Philosophical Clarity

Narrative Purpose

Idea & Reality

For two and a half millennia, Western philosophy has been dominated by idea-centred methodologies. The world has been seen in terms of the ideas that philosophers have held.

This isn’t surprising, for philosophers spend years directing their attention at the ideas that populate their classrooms, books and debates. So it can seem to them as if philosophical ideas stood above the world, in a grandstand high up in abstract space, with the philosophers looking down on the spectacles taking place far below, classifying and analysing what they see. It can feel as if the space of rational ideas enfolded the spaces of the world.

The true geometry of idea and reality, however, is exactly the opposite. Ideas take place as events within the fabric of reality. Mental events do have the peculiar quality of being able to represent physical events, but it is the reality that enfolds the idea and not the other way round.

A Copernican Revolution?

In the 15th century, Nicolaus Copernicus discovered that the sun was at the centre of our solar system. This recast the geometry of existence so that humanity was no longer in a cosmologically privileged place at the centre of the universe, but instead inhabiting its true place, sitting upon a ball of rock that was spinning around a star.

Perhaps it is now time for a philosophical Copernican Revolution. We can set our ideas in their true place, within the fabric of reality. We can acknowledge that our ideas map out features of reality, and that they can serve us by helping us to navigate reality towards futures in which we flourish. But we can recognise, too, that they are just tools and that what matters is reality itself.

This is to shift from an idea-centred perspective to a reality-centred perspective. It is to prioritise the concrete of the physical world over the abstract of our conceptions.

Many of the difficulties philosophy has had handling questions of what living well means stem from taking an idea-centred approach and looking for answers with a universal applicability, as if one person’s living well was interchangeable with another’s.
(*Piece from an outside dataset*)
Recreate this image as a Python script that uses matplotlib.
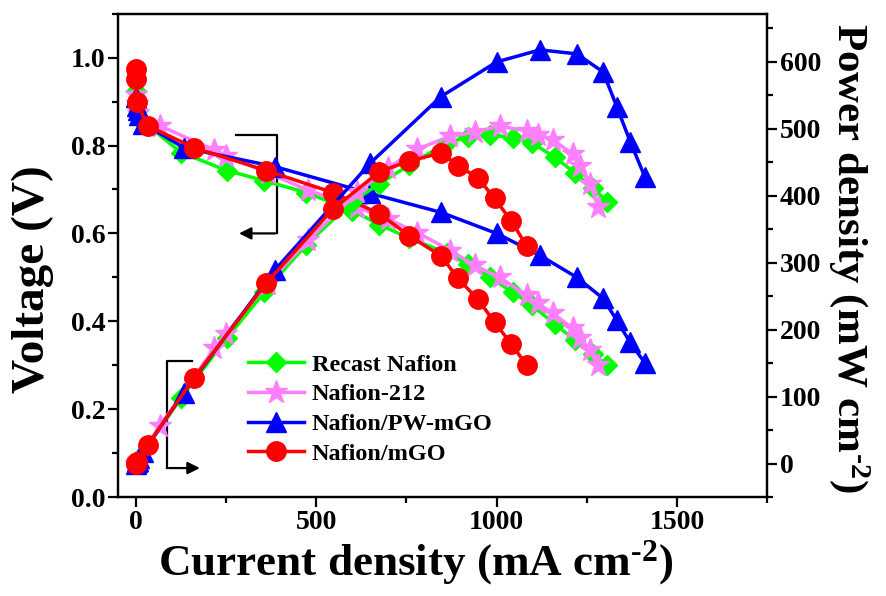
import matplotlib
matplotlib.use('Agg')
import matplotlib.pyplot as plt
from matplotlib.ticker import MultipleLocator

plt.rcParams['font.family'] = ['Liberation Serif', 'DejaVu Serif']
plt.rcParams['font.weight'] = 'bold'
plt.rcParams['axes.labelweight'] = 'bold'
plt.rcParams['mathtext.fontset'] = 'custom'
plt.rcParams['mathtext.rm'] = 'Liberation Serif:bold'
plt.rcParams['mathtext.bf'] = 'Liberation Serif:bold'
plt.rcParams['mathtext.it'] = 'Liberation Serif:bold'

# polarisation data, current density in mA cm-2, voltage in V, power in mW cm-2
current_recast = [0, 2, 5, 12, 125, 253, 356, 472, 600, 675, 758, 861, 920, 981, 1045, 1097, 1161, 1217, 1267, 1306]
voltage_recast = [0.925, 0.90, 0.88, 0.86, 0.784, 0.743, 0.72, 0.693, 0.652, 0.62, 0.589, 0.556, 0.53, 0.50, 0.466, 0.437, 0.394, 0.357, 0.325, 0.30]
power_recast = [0, 2, 4, 10, 98, 188, 256, 327, 391, 418, 446, 479, 488, 491, 487, 479, 458, 434, 412, 391]

current_212 = [0, 2, 5, 66, 217, 250, 365, 478, 614, 700, 780, 872, 939, 1008, 1083, 1114, 1156, 1211, 1231, 1258, 1281]
voltage_212 = [0.915, 0.895, 0.875, 0.845, 0.79, 0.777, 0.738, 0.698, 0.66, 0.632, 0.602, 0.561, 0.527, 0.50, 0.459, 0.441, 0.418, 0.384, 0.361, 0.334, 0.30]
power_212 = [0, 2, 4, 56, 172, 194, 269, 334, 405, 442, 470, 489, 495, 504, 497, 491, 484, 462, 444, 418, 384]

current_pw = [0, 2, 5, 10, 20, 133, 385, 650, 845, 1000, 1120, 1222, 1295, 1333, 1370, 1411]
voltage_pw = [0.91, 0.89, 0.88, 0.87, 0.85, 0.795, 0.752, 0.691, 0.648, 0.60, 0.55, 0.50, 0.452, 0.402, 0.352, 0.305]
power_pw = [0, 2, 4, 9, 17, 106, 289, 449, 548, 600, 618, 612, 585, 533, 481, 428]

current_mgo = [0, 1, 2, 33, 161, 362, 546, 675, 757, 847, 892, 948, 994, 1040, 1083]
voltage_mgo = [0.975, 0.952, 0.898, 0.845, 0.795, 0.743, 0.693, 0.645, 0.595, 0.548, 0.498, 0.45, 0.398, 0.349, 0.30]
power_mgo = [0, 1, 2, 28, 128, 270, 380, 436, 452, 464, 445, 427, 396, 363, 325]

labels = ['Recast Nafion', 'Nafion-212', 'Nafion/PW-mGO', 'Nafion/mGO']
colors = ['#00ff00', '#ff80ff', '#0000ff', '#ff0000']
markers = ['D', '*', '^', 'o']
sizes = [10, 17, 14, 14]

currents = [current_recast, current_212, current_pw, current_mgo]
voltages = [voltage_recast, voltage_212, voltage_pw, voltage_mgo]
powers = [power_recast, power_212, power_pw, power_mgo]

fig = plt.figure(figsize=(8.86, 5.96), dpi=100)
ax = fig.add_axes([0.133, 0.166, 0.733, 0.811])
ax2 = ax.twinx()

for i in range(4):
    ax.plot(currents[i], voltages[i], color=colors[i], marker=markers[i],
            markersize=sizes[i], linewidth=2.5, label=labels[i], zorder=3 + i)
    ax2.plot(currents[i], powers[i], color=colors[i], marker=markers[i],
             markersize=sizes[i], linewidth=2.5, zorder=3 + i)

ax.set_xlim(-50, 1750)
ax.set_ylim(0, 1.1)
ax2.set_ylim(-50, 672)

ax.xaxis.set_major_locator(MultipleLocator(500))
ax.xaxis.set_minor_locator(MultipleLocator(250))
ax.yaxis.set_major_locator(MultipleLocator(0.2))
ax.yaxis.set_minor_locator(MultipleLocator(0.1))
ax2.yaxis.set_major_locator(MultipleLocator(100))
ax2.yaxis.set_minor_locator(MultipleLocator(50))

ax.yaxis.set_major_formatter(plt.FormatStrFormatter('%.1f'))

for a in (ax, ax2):
    for s in a.spines.values():
        s.set_linewidth(1.6)
    a.tick_params(which='major', direction='out', length=7, width=1.6, labelsize=20, pad=2)
    a.tick_params(which='minor', direction='out', length=4.5, width=1.6)
ax.tick_params(axis='y', which='both', right=False)
ax.tick_params(axis='x', which='both', top=False)

ax.set_xlabel(r'Current density (mA cm$^{\text{-2}}$)', fontsize=32.5, labelpad=4)
ax.xaxis.set_label_coords(0.458, -0.085)
ax.set_ylabel('Voltage (V)', fontsize=34, va='center', ha='center')
ax.yaxis.set_label_coords(-0.131, 0.45)
ax2.set_ylabel(r'Power density (mW cm$^{\text{-2}}$)', fontsize=31, rotation=270,
               va='center', ha='center')
ax2.yaxis.set_label_coords(1.127, 0.495)

# arrows pointing each curve family to its axis
ax.plot([278, 392, 392], [0.823, 0.823, 0.6], color='black', linewidth=1.6, zorder=2)
ax.annotate('', xy=(278, 0.6), xytext=(394, 0.6),
            arrowprops=dict(arrowstyle='-|>', color='black', lw=1.6, mutation_scale=18))
ax.plot([156, 86, 86], [0.309, 0.309, 0.066], color='black', linewidth=1.6, zorder=2)
ax.annotate('', xy=(185, 0.066), xytext=(84, 0.066),
            arrowprops=dict(arrowstyle='-|>', color='black', lw=1.6, mutation_scale=18))

ax.legend(loc='upper left', bbox_to_anchor=(0.186, 0.317), frameon=False,
          fontsize=17.5, handlelength=2.3, labelspacing=0.32, handletextpad=0.3,
          borderaxespad=0)

fig.savefig('out.png', dpi=100)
But, as Viktor Frankl put it, “It is impossible to define the meaning of life in a general way. Questions about the meaning of life can never be answered by sweeping statements. ‘Life’ does not mean something vague, but something very real and concrete, just as life’s tasks are also very real and concrete.”1

A Narrative Reality

The shift to a reality-centred perspective is also a shift from logic to narrative, for narratives relate specifics. They privilege the concrete over the abstract.2

If handled well, the specifics of a story may resonate with many people’s sense of their own lives, but the focus is always on particulars. Interpretations and ideas about what a story might mean are secondary.

In narrative, ideas have their place within the fabric of the concrete. Ideas can help particular people achieve particular goals. They can be shared amongst particular communities. But it is the weave of specifics that gives them their place.

Story Basics

Thankfully, we are all fluent in narrative. We grow up hearing stories, telling stories, and using our ever-expanding facility with narrative to gain control over the episodes of our own lives. Even as toddlers, we put words together that help us figure out who will do what, when, and why.

In the stories we tell there’s always a central character — a protagonist, or hero — **whose exploits we follow as if we were having the adventures ourselves.

The protagonist’s actions are always driven by their sense of purpose, for there are always several possible outcomes, with the protagonist preferring some to others. The greater the gulf between the good and the bad outcomes, the stronger the protagonist’s sense of purpose will be and the more engaging the story will be to its audience.

Like in real life, how a story will unfold is always uncertain. It can’t be known just through knowing the story’s starting point and being able to think things through. There will be a path for the protagonist to follow that will offer them hope of reaching their desired future, but the only way to find out whether or not they will succeed, and win the prize of whatever is at stake, is to follow the line of their experience.

This uncertainty can engage an audience’s curiosity. It sets up a loop of anticipation that can only be closed by paying attention to the story’s events.

Being A Protagonist

Stories can remind us of what it means to be a human being engaged in purposeful action, doing all we can to reach the possible futures that we have set our hearts upon.

Stories can resonate with the frustrations and elations we all experience, with life’s conflicts, with its friendships and alliances, with its odd ironies, and with what it’s like to see and hear and feel.

The universe we inhabit is more like the body of a great unfolding story than a set of facts. We are all part of its narrative weave.

As creatures with desires, we are all protagonists. We all favour some possible futures over others — though we’re not always sure what exactly we want to happen. The clearer we are, the easier it is to act skilfully and strategically and to shape events so that they deliver a future that we’re glad to be a part of.

  1. Viktor Frankl, Man’s Search For Meaning, New York: Washington Square Press, 1985, p. 99.
  2. “Please note now at once that there is all the difference in the world between your creative imagination, that is to say the fruitful activity of your attention, and the fruitless fantastic day-dreams which merely produce castles in the air and unrealisable dreams. The former, that is to say the creative imagination, is always […] occupied with entirely concrete problems.” Konstantin Stanislavski, On The Art Of The Stage, London: Faber and Faber, 1950, p. 257.